Cleaning Text in Excel refers to the process of removing any unnecessary characters, spaces, or formatting from the text in an Excel cell to make it more presentable, readable and appropriate for further analysis.
Why is Cleaning Text in Excel important?
Cleaning Text in Excel is important because it helps to ensure accuracy in data analysis. Unclean text can result in errors and inconsistencies, which can impact the quality of the analysis or interpretation.
What are some common text cleaning techniques in Excel?
Some common text cleaning techniques in Excel include removing extra spaces, removing any special characters or punctuation, converting text to proper case, and removing any duplicate data.
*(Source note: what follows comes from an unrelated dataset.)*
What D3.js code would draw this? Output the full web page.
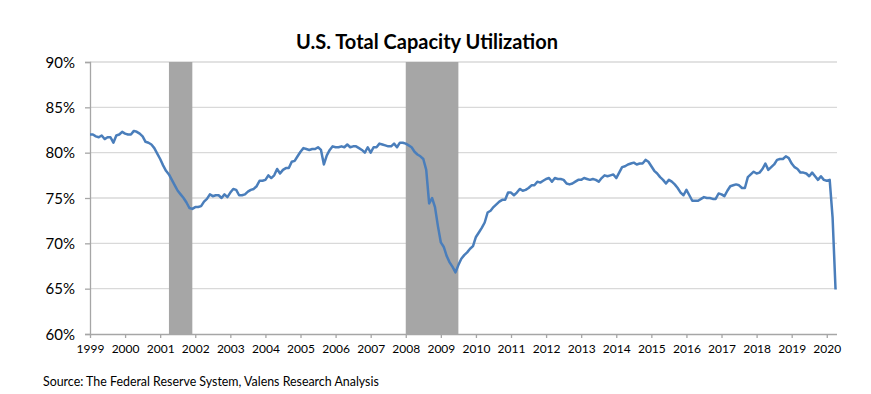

How can I remove extra spaces in text in Excel?
To remove extra spaces in text in Excel, you can use the TRIM function. This function removes all leading and trailing spaces from the text in a cell, and also removes any extra spaces between the words in the text.
What is the CLEAN function in Excel?
The CLEAN function in Excel removes all non-printable characters from text in a cell, such as line breaks, tab characters, or other special characters. This function is useful when dealing with text that has been copied from another source and might contain unwanted formatting.
Can I use formulas to clean text in Excel?
Yes, you can use formulas to clean text in Excel. Some common formulas for cleaning text include the SUBSTITUTE formula, which replaces a specific character or word with another, and the FIND and REPLACE formulas, which allow you to search for and replace specific text within a cell.